[GIVEN DATA]

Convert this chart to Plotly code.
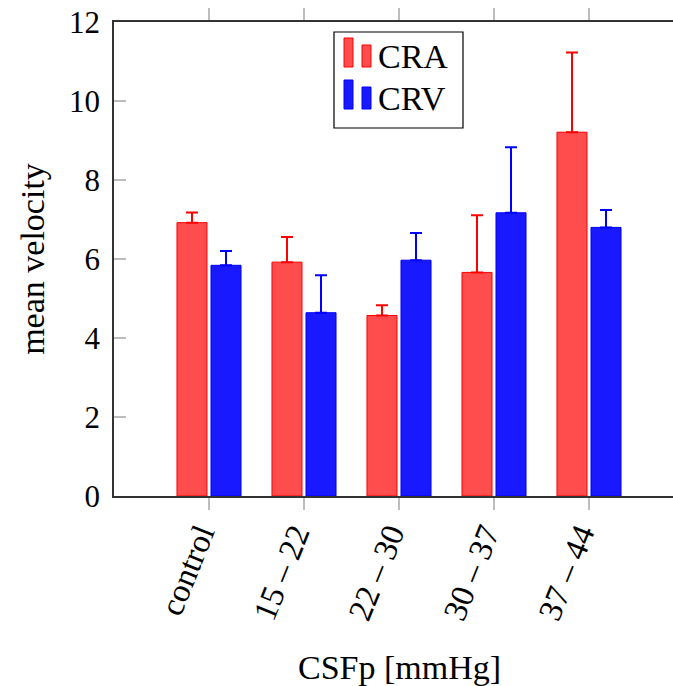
...
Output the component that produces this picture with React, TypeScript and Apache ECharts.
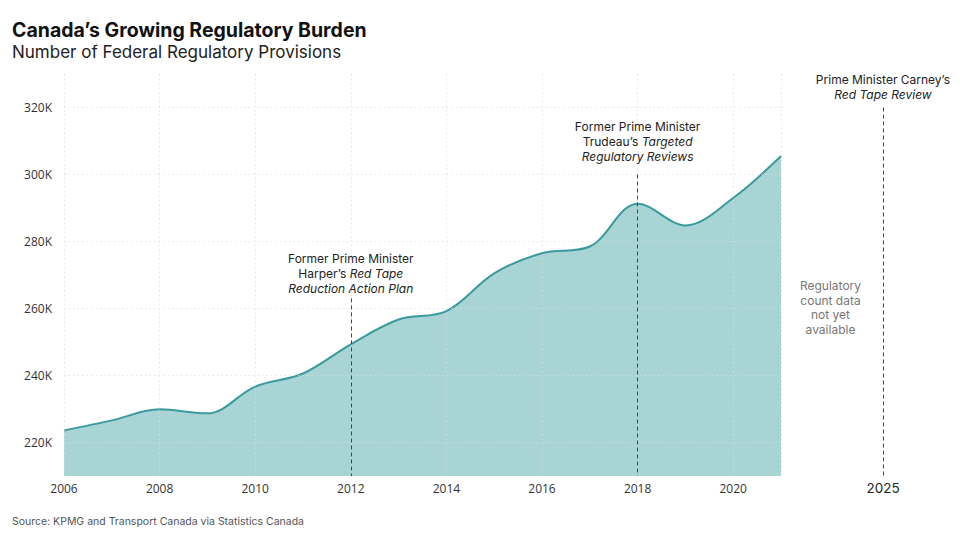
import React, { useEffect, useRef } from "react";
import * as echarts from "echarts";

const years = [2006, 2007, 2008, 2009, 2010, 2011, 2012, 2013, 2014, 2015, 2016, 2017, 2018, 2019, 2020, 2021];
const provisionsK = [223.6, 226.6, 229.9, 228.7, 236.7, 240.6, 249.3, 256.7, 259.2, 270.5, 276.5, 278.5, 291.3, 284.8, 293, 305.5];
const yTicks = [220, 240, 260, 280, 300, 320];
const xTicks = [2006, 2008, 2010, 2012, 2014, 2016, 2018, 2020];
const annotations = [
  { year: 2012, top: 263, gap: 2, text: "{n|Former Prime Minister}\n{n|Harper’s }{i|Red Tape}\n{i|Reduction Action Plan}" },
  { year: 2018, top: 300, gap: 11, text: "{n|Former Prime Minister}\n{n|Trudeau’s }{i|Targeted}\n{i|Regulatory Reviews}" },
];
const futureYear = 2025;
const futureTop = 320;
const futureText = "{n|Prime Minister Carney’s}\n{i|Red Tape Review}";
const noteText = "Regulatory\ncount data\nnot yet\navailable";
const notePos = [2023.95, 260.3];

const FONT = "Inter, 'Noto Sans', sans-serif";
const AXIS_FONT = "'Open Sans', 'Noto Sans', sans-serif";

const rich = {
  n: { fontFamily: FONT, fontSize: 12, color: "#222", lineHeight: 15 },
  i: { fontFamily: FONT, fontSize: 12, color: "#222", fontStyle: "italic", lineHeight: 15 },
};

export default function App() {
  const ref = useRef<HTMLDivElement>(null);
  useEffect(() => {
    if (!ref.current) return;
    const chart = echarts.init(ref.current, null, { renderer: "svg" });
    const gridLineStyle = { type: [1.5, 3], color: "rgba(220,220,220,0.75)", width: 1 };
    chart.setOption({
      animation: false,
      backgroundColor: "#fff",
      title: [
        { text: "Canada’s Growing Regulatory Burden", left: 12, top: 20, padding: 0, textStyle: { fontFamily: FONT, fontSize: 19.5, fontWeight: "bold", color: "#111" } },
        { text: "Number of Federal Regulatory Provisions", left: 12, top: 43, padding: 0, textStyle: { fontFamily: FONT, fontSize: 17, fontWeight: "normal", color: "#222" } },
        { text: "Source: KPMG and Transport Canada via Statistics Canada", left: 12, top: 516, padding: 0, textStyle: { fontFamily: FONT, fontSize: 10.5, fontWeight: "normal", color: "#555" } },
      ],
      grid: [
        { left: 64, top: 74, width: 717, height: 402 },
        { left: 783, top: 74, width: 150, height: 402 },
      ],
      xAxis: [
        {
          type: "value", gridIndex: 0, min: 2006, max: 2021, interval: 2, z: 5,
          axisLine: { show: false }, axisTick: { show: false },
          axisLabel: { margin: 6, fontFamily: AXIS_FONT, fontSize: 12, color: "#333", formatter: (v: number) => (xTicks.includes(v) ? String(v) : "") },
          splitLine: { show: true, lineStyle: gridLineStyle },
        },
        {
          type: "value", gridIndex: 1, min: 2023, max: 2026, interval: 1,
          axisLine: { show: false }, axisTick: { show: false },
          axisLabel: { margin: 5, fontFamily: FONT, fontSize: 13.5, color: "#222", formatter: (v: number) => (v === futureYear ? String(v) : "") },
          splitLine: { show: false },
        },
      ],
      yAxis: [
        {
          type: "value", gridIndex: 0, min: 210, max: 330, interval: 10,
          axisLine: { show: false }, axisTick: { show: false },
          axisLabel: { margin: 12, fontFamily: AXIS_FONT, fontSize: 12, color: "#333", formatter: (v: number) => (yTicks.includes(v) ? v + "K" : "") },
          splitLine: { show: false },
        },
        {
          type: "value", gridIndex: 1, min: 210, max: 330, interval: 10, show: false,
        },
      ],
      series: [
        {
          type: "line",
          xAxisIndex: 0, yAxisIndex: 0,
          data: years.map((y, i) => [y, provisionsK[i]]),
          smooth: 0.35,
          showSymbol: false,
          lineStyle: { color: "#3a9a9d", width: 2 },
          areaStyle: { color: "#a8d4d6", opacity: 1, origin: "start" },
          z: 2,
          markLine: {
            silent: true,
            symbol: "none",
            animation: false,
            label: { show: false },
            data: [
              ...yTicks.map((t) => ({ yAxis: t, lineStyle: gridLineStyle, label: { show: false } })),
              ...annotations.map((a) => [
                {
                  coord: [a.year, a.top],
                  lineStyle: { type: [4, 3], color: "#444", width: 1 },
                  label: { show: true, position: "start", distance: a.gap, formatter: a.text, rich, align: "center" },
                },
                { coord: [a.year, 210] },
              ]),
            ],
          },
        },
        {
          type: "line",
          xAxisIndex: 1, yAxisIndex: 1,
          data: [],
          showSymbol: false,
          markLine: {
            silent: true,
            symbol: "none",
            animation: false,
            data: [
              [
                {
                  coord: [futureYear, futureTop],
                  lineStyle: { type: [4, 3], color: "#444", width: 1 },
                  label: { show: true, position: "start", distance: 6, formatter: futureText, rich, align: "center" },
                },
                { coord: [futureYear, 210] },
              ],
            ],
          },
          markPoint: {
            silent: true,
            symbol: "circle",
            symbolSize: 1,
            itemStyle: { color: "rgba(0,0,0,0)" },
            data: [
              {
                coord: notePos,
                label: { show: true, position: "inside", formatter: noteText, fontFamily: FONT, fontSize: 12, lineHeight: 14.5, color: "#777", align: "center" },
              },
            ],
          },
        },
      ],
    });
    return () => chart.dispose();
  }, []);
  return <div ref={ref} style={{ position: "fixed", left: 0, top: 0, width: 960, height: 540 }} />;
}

[WHAT YOU ARE ASKED TO DO] Omit all pictures and repeat exactly the lines from the one containing "Output the component" through the one containing "import * as", ends included, with nothing added.

[RESULT OF THIS EXERCISE]
Output the component that produces this picture with React, TypeScript and Apache ECharts.
import React, { useEffect, useRef } from "react";
import * as echarts from "echarts";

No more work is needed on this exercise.